This weekend was the kickoff to the 2017 Enduro World Series in Rotorua, New Zealand—and the 2017 Crankworx World Tour. The race took place in the lush, jungle forests where the rain and track conditions played a major role in the race results. We got this dispatch from our Sports Marketing and Events Manager (and general doer of things), Allan Cooke:
Mark Scott came into this race hungry as can be after a hard winter of training and preparation. Practice went smoothly with Mark getting at least two laps on all seven stages with the exception of the final stage. A huge part of being fit for these races is having the sustained fitness to take on big days of practice and still have the energy for race day, and Mark’s definitely among the fittest out there.
The forecast on race day was rain, on and off, and the rain decided to switch to the on position just after all the male riders outside the top 30 had finished their runs on a tacky stage 1 track. The combination of the pouring rain, plus the 50-strong women’s field down the track left the trails deteriorated, and they only got worse as more riders went down. The top 30 men would struggle to produce the times of the men that raced with a clear track—Mark came out of stage one with a 50th, not as bad as it sounds when you see the back-to-back World Champ Richie Rude in 75th.
Mark would race hard all day with the tracks a complete mess—axle deep ruts, blown out turns, and greasy roots everywhere. He managed a few top 10s throughout the day, including a 3rd on Stage 4, one of the most technical and physical stages of the day. When the day was done and all the times were in, Mark was able to crawl his way back to 10th overall, a pretty amazing effort considering the day's conditions. This puts him in a great position for the overall, since many of the other racers in the top ten weren’t full-time EWS contenders.“Tough day on the bike, stoked on the result and can't wait for the next race. I’ve never felt more confident in my program or on the bike as I do right now, looking forward to the rest of the season”
Josh Bryceland had an amazing day on the bike, with limited practice in order to conserve energy for when it counted. He took full advantage of the good conditions he had on the first stage, finishing fourth. Even with the deteriorated tracks, when the rain came Rat was able to use his unparalleled bike handling skills to stay in 4th place all the way through 5 stages. When he came through the pit before heading to stage 6 and 7 he was on the verge of cracking—I gave him a sandwich, banana, and a bunch of caffeine to get him through. Rat surprised the MTB world and was able to finish 8th overall in what was one of the toughest EWS races to date—2000m of climbing, 64km, and 7 stages of rutty, muddy racing. “That was the longest ride of my life and I loved every second of it, buzzing on this Enduro game.”
Iago was one of the riders caught out on stage one, finishing in 97th place with a tough day ahead. Always with a smile on his face, he was able to battle back up to top 50 with a 49th overall—it’s a long season and I am sure we will see Iago climb his way back up the standings as his fitness is on point this year. “That was a battle just to survive, props to Mark and all the guys who held it together. Not stoked on my end result but to be honest it was way better than I thought it was gonna be.”

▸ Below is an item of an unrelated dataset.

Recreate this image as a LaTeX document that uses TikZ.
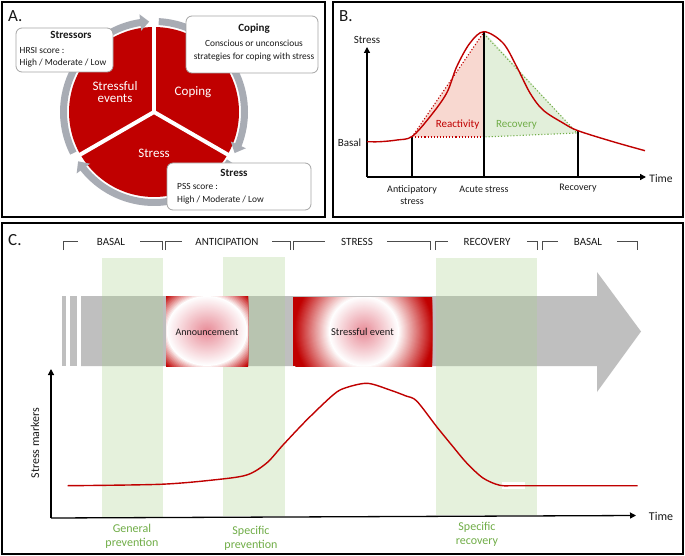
\documentclass[tikz,border=0pt]{standalone}
\usepackage{fontspec}
\setmainfont{Carlito}
\usetikzlibrary{arrows.meta,bending}
\definecolor{redc}{RGB}{192,0,0}
\definecolor{pinkc}{RGB}{232,138,150}
\definecolor{ringc}{RGB}{168,172,180}
\definecolor{greent}{RGB}{112,173,71}
\definecolor{pinkfill}{RGB}{248,216,208}
\definecolor{greenfill}{RGB}{226,239,218}
\definecolor{bandc}{RGB}{169,209,142}
\definecolor{arrowgray}{RGB}{191,191,191}
\definecolor{boxline}{RGB}{165,165,165}
\definecolor{txt}{RGB}{25,25,25}
\newcommand\myfs[1]{\fontsize{#1}{#1}\selectfont}
\begin{document}
\begin{tikzpicture}[x=1pt,y=-1pt,
  every node/.style={inner sep=0pt, text=txt},
  panel/.style={draw=black, line width=2pt},
  ring/.style={draw=ringc, line width=7pt, -{Triangle[width=16pt,length=9pt]}},
  sep/.style={draw=white, line width=4pt},
  tbox/.style={draw=boxline, fill=white, rounded corners=6pt, line width=0.8pt},
  disklabel/.style={text=white, font=\myfs{13}, align=center},
  boxtitle/.style={font=\bfseries\myfs{11}},
  boxtext/.style={font=\myfs{9.4}},
  axis/.style={draw=black, line width=1.3pt, -{Triangle[width=6pt,length=6pt]}},
  vline/.style={draw=black, line width=1.4pt},
  curve/.style={draw=redc, line width=1.4pt},
  blabel/.style={font=\myfs{10}, align=center},
  band/.style={fill=bandc, fill opacity=0.3},
  bracket/.style={draw=black!70, line width=0.6pt},
  phase/.style={font=\myfs{11}},
  glabel/.style={text=greent, font=\myfs{12}, align=center},
  plabel/.style={font=\myfs{17}}
]
\useasboundingbox (0,0) rectangle (685,556);
\fill[white] (0,0) rectangle (685,556);

%================ Panel A
\draw[panel] (2,2) rectangle (325,216.5);
\node[plabel, anchor=west] (labA) at (8,16) {A.};
\begin{scope}[shift={(154,112)}, yscale=-1]
  \fill[redc] (0,0) circle[radius=85];
  \draw[ring] (207:90.5) arc[start angle=207, end angle=93, radius=90.5];
  \draw[ring] (87:90.5) arc[start angle=87, end angle=-27, radius=90.5];
  \draw[ring] (-33:90.5) arc[start angle=-33, end angle=-147, radius=90.5];
  \draw[sep] (0,0) -- (90:99);
  \draw[sep] (0,0) -- (210:99);
  \draw[sep] (0,0) -- (330:99);
\end{scope}
\node[disklabel] (sev) at (115,92) {Stressful\\[-1.5pt]events};
\node[disklabel] (cop) at (193,92) {Coping};
\node[disklabel] (str) at (154,153) {Stress};

\draw[tbox] (16,28) rectangle (113,72);
\node[boxtitle] (b1t) at (71,35) {Stressors};
\node[boxtext, anchor=west] (b1a) at (19.5,50.5) {HRSI score :};
\node[boxtext, anchor=west] (b1b) at (19.5,63.5) {High / Moderate / Low};

\draw[tbox] (186,16) rectangle (318,73);
\node[boxtitle] (b2t) at (254,29) {Coping};
\node[boxtext] (b2a) at (254,43) {Conscious or unconscious};
\node[boxtext] (b2b) at (254,57) {strategies for coping with stress};

\draw[tbox] (167,163) rectangle (311,210);
\node[boxtitle] (b3t) at (234,173) {Stress};
\node[boxtext, anchor=west] (b3a) at (177,186) {PSS score :};
\node[boxtext, anchor=west] (b3b) at (177,200.5) {High / Moderate / Low};

%================ Panel B
\draw[panel] (333,2) rectangle (683,216.5);
\node[plabel, anchor=west] (labB) at (339,16) {B.};
\fill[pinkfill] (412,137) -- (484,32) -- (484,137) -- cycle;
\fill[greenfill] (484,32) -- (577,133) -- (484,137) -- cycle;
\draw[redc, dotted, line width=1.1pt] (412,137) -- (484,32);
\draw[redc, dotted, line width=1.1pt] (412,137) -- (484,137);
\draw[greent, dotted, line width=1.1pt] (484,34) -- (577,133) -- (484,137);
\coordinate (oB) at (367,177);
\coordinate (yB) at (367,47);
\coordinate (xB) at (646,177);
\draw[axis] (oB) -- (yB);
\draw[axis] (oB) -- (xB);
\draw[vline] (412,177) -- (412,137);
\draw[vline] (484,177) -- (484,32);
\draw[vline] (578,177) -- (578,131);
\draw[curve] plot[smooth, tension=0.55] coordinates {(367,141.7) (380,141.7) (397,140) (412,136.5) (430,116.7) (446.7,93) (456.7,66.7) (470,43) (484,31.7) (503,43) (516.7,66.7) (530,93) (543,110) (563,123) (578,130.7) (613,141.7) (645,150.7)};
\node[font=\myfs{11}] (sB) at (367,39.5) {Stress};
\node[font=\myfs{11.5}] (tB) at (661,178.5) {Time};
\node[font=\myfs{11}] (basB) at (349.5,143) {Basal};
\node[blabel] (antB) at (412,195) {Anticipatory\\[1.5pt]stress};
\node[blabel] (acuB) at (484,189) {Acute stress};
\node[blabel] (recB) at (578,188.5) {Recovery};
\node[text=redc, font=\myfs{11}] (reaB) at (457.5,125) {Reactivity};
\node[text=greent, font=\myfs{11}] (rcvB) at (516.5,125) {Recovery};

%================ Panel C
\draw[panel] (2,222.5) rectangle (683,554);
\node[plabel, anchor=west] (labC) at (8,240) {C.};
% phase brackets
\draw[bracket] (63,250) -- (63,241) -- (78,241);
\draw[bracket] (140,241) -- (162,241) -- (162,250);
\node[phase] (ph1) at (111,242) {BASAL};
\draw[bracket] (165,250) -- (165,241) -- (182,241);
\draw[bracket] (272,241) -- (290,241) -- (290,250);
\node[phase] (ph2) at (227,242) {ANTICIPATION};
\draw[bracket] (293,250) -- (293,241) -- (325,241);
\draw[bracket] (387,241) -- (430,241) -- (430,250);
\node[phase] (ph3) at (357,242) {STRESS};
\draw[bracket] (435,250) -- (435,241) -- (448,241);
\draw[bracket] (527,241) -- (537,241) -- (537,250);
\node[phase] (ph4) at (487,242) {RECOVERY};
\draw[bracket] (542,250) -- (542,241) -- (558,241);
\draw[bracket] (617,241) -- (637,241) -- (637,250);
\node[phase] (ph5) at (588,242) {BASAL};
% big gray arrow
\fill[arrowgray] (62,296) rectangle (66,366);
\fill[arrowgray] (70,296) rectangle (77,366);
\fill[arrowgray] (81,296) -- (597,296) -- (597,272) -- (641,331.5) -- (597,392) -- (597,366) -- (81,366) -- cycle;
% green bands
\fill[band] (102,258) rectangle (163,517);
\fill[band] (223,257) rectangle (285,516);
\fill[band] (436,258) rectangle (537,515);
% red event boxes (radial gradients built from rings)
\begin{scope}
  \clip (166,296) rectangle (248,366);
  \fill[redc] (166,296) rectangle (248,366);
  \foreach \i in {0,...,47}{
    \pgfmathsetmacro\t{1.42-\i*0.03}
    \pgfmathsetmacro\p{\t>0.97 ? min(100,(\t-0.97)/0.42*100) : 0}
    \pgfmathsetmacro\q{\t>0.97 ? 0 : (1-\t/0.97)*100}
    \colorlet{tmpc}{pinkc!\q!white}
    \fill[redc!\p!tmpc] (207,331) ellipse[x radius=\t*41.5, y radius=\t*36];
  }
\end{scope}
\node[font=\myfs{10}] (ann) at (207,332) {Announcement};
\begin{scope}
  \clip (293,297) rectangle (432,366);
  \fill[redc] (293,297) rectangle (432,366);
  \foreach \i in {0,...,72}{
    \pgfmathsetmacro\t{2.2-\i*0.03}
    \pgfmathsetmacro\p{\t>1 ? min(100,(\t-1)/1.0*100) : 0}
    \pgfmathsetmacro\q{\t>1 ? 0 : (1-\t)*100}
    \colorlet{tmpc}{pinkc!\q!white}
    \fill[redc!\p!tmpc] (364,331.5) circle[radius=\t*35];
  }
\end{scope}
\node[font=\myfs{10.5}] (evt) at (362.5,332) {Stressful event};
% axes
\coordinate (oC) at (51,518);
\coordinate (yC) at (51,369);
\coordinate (xC) at (636,515.5);
\draw[axis] (oC) -- (yC);
\draw[axis] (oC) -- (xC);
\fill[white] (502,482) rectangle (525,489);
\draw[curve] plot[smooth, tension=0.5] coordinates {(67.7,485.7) (160,484.3) (213,480) (246.7,475) (266.7,463) (283,445) (306.7,420) (333,395) (345,388) (367.3,383.3) (390,390) (406,396) (416.7,401) (436.7,426.7) (453,446.7) (466.7,463) (483,478) (500,485.3) (520,485.7) (637.7,485.7)};
\node[font=\myfs{12}] (tC) at (661,516.5) {Time};
\node[font=\myfs{12}, rotate=90] (smC) at (35,443) {Stress markers};
\node[glabel] (gp) at (132,536.5) {General\\[2pt]prevention};
\node[glabel] (sp) at (251,538) {Specific\\[2pt]prevention};
\node[glabel] (sr) at (477,534.5) {Specific\\[2pt]recovery};
\end{tikzpicture}
\end{document}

Josh Lewis had tough day from the get go. During the transition from the start village to stage one he was caught off guard by some slippery roots while getting a drink of water. He hit the roots with one hand on the bar and flew into a seven-foot metal fence and smashed his hand pretty good. In typical Loose style, he laughed it off and battled through what was a character-building day to say the least. “That was hard, really hard from start to finish. Never had so much fun struggling though, loved every second of it.”
In the pits the day was as trying as it was for the racers on the track. We were working from a remote pit that we were shuttled to with limited supplies and no bike wash. All the factory teams worked together to dig holes that the rain would fill with water. We all filled up water bottles, and used them to clean the drivetrains as well as we could before the riders set back out on the track. It was a successful day in the end, with no mechanicals on any of the bikes we were servicing. CG even pitched in and was helping scrape mud off bikes and refilling water bottles in our man-made mini ponds!
Not only were we keeping Mark, Iago, Rat and Loose’s bike in one piece, we were also servicing two international free agents—Kieran Bennett from New Zealand, and Craig Evans from the UK. With 7 riders visiting the pit three times each it was non-stop busy for us working on the bikes and keeping the riders fed. In the end it was a blast and a struggle that we would all do over in a second. We really do have the best crew and team out here.